Obama has used his foreign trips to lay out a world view that in part emphasizes outreach to other nations. Implicit in his overall message has been a promise to turn away from what other nations frequently criticized as the Bush administration's unilateral policies.

In his first address to the full General Assembly, senior administration officials said, Obama intends to complete the basic outline of his world view by asking other world leaders to support some of his efforts abroad.

Obama has made major speeches on foreign policy in the Czech Republic, Russia, Egypt and Ghana. Each carried a distinct message and was targeted to a specific audience.

In Prague, he appealed to Western Europe with a vow to try to abolish nuclear weapons. In Moscow, his message explored the shared interests of global powers.

In Cairo, he reached out to the Muslim world with an appeal to move past historic differences. And in Accra, Obama talked about supporting the aspirations of the developing world.

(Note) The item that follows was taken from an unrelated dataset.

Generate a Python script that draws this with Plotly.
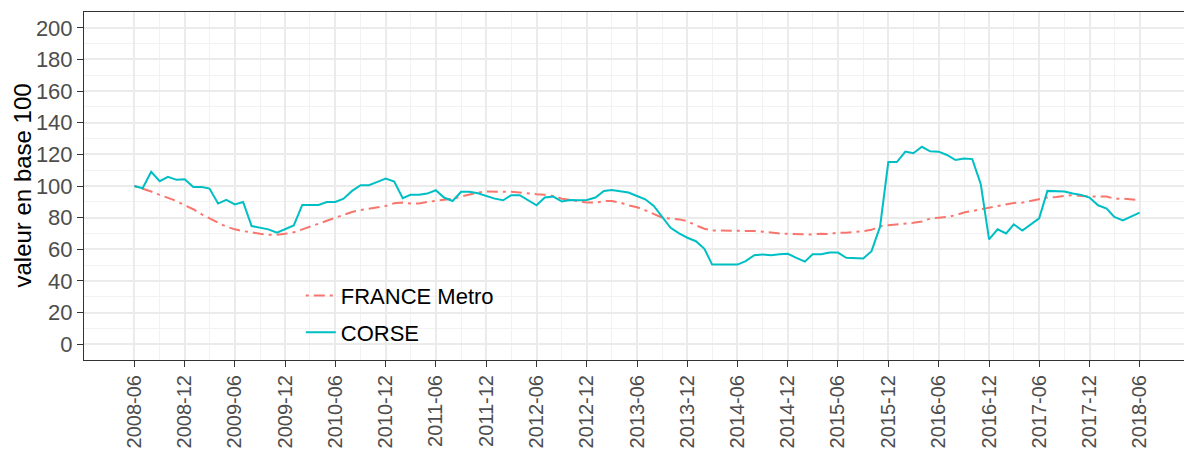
import pandas as pd
import plotly.graph_objects as go

months = pd.date_range("2008-06-01", "2018-06-01", freq="MS")

corse = [100, 98.6, 109, 103, 105.8, 103.9, 104.3, 99.4, 99.4, 98.4,
         88.9, 91.2, 88.4, 89.9, 74.7, 73.6, 72.6, 70.5, 72.6, 75.1,
         88, 88, 88, 89.9, 89.9, 92, 96.9, 100.5, 100.5, 102.6,
         104.7, 102.8, 92.3, 94.4, 94.4, 95.2, 97.3, 92.7, 90.5, 96.3,
         96.3, 95.4, 93.7, 92, 91, 94.2, 94.2, 91, 87.8, 92.7,
         93.3, 90.2, 91.2, 91, 91.2, 92.7, 96.9, 97.5, 96.9, 95.9,
         93.7, 91.6, 87.4, 80, 73.6, 70, 67.3, 65.1, 60.3, 50.3,
         50.3, 50.3, 50.3, 52.5, 56.3, 56.7, 56.2, 56.8, 57.1, 54.6,
         52.2, 56.9, 56.9, 58, 57.9, 54.6, 54.3, 54.2, 58.8, 74.3,
         115.1, 115.1, 121.8, 120.7, 124.8, 121.9, 121.7, 119.6, 116.4, 117.4,
         117, 101.1, 66.2, 72.6, 70, 75.7, 71.9, 75.7, 79.6, 96.9,
         96.9, 96.5, 95.2, 94.4, 92.7, 87.8, 85.7, 80.4, 78.3, 80.6,
         83.2]

france = [100, 98.4, 96.5, 94.4, 92.7, 90.5, 87.8, 85.3, 82.1, 79.4,
          76.8, 74.3, 72.6, 71.5, 70.5, 69.8, 69.2, 69.2, 69.8, 70.7,
          72.6, 74.3, 75.9, 77.8, 80, 81.9, 83.6, 84.8, 85.7, 86.3,
          87.4, 89.1, 89.5, 88.9, 88.9, 89.9, 90.5, 91.2, 92, 93.3,
          94.8, 95.9, 96.5, 96.5, 96.5, 96.3, 95.9, 95.2, 94.8, 94.4,
          93.7, 92, 91.2, 90.5, 89.5, 89.5, 90.5, 90.5, 89.5, 87.8,
          86.6, 84.6, 82.1, 80, 79.4, 78.9, 77.8, 75.1, 73, 71.9,
          71.9, 71.9, 71.9, 71.7, 71.5, 71.1, 70.5, 70, 69.8, 69.4,
          69.4, 69.4, 69.8, 69.6, 70.5, 70.5, 70.9, 71.5, 72.3, 74.5,
          75.2, 75.6, 76.2, 76.8, 77.6, 79.4, 80, 80.4, 81.5, 83.2,
          84.2, 85.3, 86.3, 87.4, 88.4, 89.3, 89.5, 90.5, 91.6, 92.7,
          93.1, 93.7, 94.2, 93.7, 93.3, 93.3, 93.3, 92, 92, 91.6,
          91]

tick_dates = months[::6]
tick_labels = [d.strftime("%Y-%m") for d in tick_dates]
minor_dates = months[3::6]
y_ticks = list(range(0, 201, 20))
y_title = "valeur en base 100"

fig = go.Figure()
fig.add_trace(go.Scatter(
    x=months, y=france, mode="lines", name="FRANCE Metro",
    line=dict(color="#F8766D", width=2, dash="3px,5px,11px,5px"),
    legendgroup="a"))
fig.add_trace(go.Scatter(
    x=months, y=corse, mode="lines", name="CORSE",
    line=dict(color="#00BFC4", width=2),
    legendgroup="b"))

fig.update_layout(
    width=1184, height=441,
    margin=dict(l=76, r=2, t=4, b=89),
    paper_bgcolor="white", plot_bgcolor="white",
    font=dict(family="Liberation Sans, Arial, sans-serif", size=22, color="#4D4D4D"),
    legend=dict(x=0.196, y=0.245, xanchor="left", yanchor="top",
                bgcolor="rgba(0,0,0,0)", font=dict(size=22, color="black"),
                tracegroupgap=5, itemwidth=30),
    showlegend=True,
)
fig.add_annotation(
    text=y_title, textangle=-90, showarrow=False,
    xref="paper", yref="paper", x=-0.0565, y=0.5,
    xanchor="center", yanchor="middle", borderpad=0,
    font=dict(size=24, color="black", family="Liberation Sans, Arial, sans-serif"),
)
fig.update_xaxes(
    type="date", automargin=False,
    range=[pd.Timestamp("2007-12-01"), pd.Timestamp("2018-12-01")],
    tickmode="array", tickvals=tick_dates, ticktext=tick_labels,
    tickangle=-90, ticks="outside", ticklen=6, tickcolor="#333333", tickwidth=1.2,
    showgrid=True, gridcolor="#EBEBEB", gridwidth=2,
    minor=dict(tickmode="array", tickvals=minor_dates, showgrid=True,
               gridcolor="#F2F2F2", gridwidth=1, ticks=""),
    showline=True, linecolor="#333333", linewidth=1, mirror=True,
    zeroline=False,
    tickfont=dict(size=20, color="#4D4D4D"),
)
fig.update_yaxes(
    automargin=False,
    range=[-10, 210],
    tickmode="array", tickvals=y_ticks,
    ticks="outside", ticklen=6, tickcolor="#333333", tickwidth=1.2,
    showgrid=True, gridcolor="#EBEBEB", gridwidth=2,
    minor=dict(dtick=10, tick0=0, showgrid=True, gridcolor="#F2F2F2", gridwidth=1, ticks=""),
    showline=True, linecolor="#333333", linewidth=1, mirror=True,
    zeroline=False,
    tickfont=dict(size=22, color="#4D4D4D"),
)

fig.write_html("out.html")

The stage in New York is at once domestic and global -- in a hall filled with the most international audience possible, in the largest U.S. city.

"This is where he pivots to a new message: Now is the time for all of us to take concrete action to pursue common goals," said a second official also familiar with the address.

Obama plans to ask leaders to support a U.N. resolution that calls for stepped-up efforts to prevent the spread of nuclear weapons. He also plans to ask them to support those priorities at a nuclear summit he is convening next year.

The speech also is expected to call on each nation to support peace talks between Palestinians and Israelis, an effort the president hopes to set in motion in the coming weeks.

Although his own strategy in Afghanistan is under review, Obama still plans to call upon world leaders to commit to the larger goal of rooting out extremism around the world.

He also wants wealthier nations to contribute to an initiative to fight chronic food shortages in poorer nations.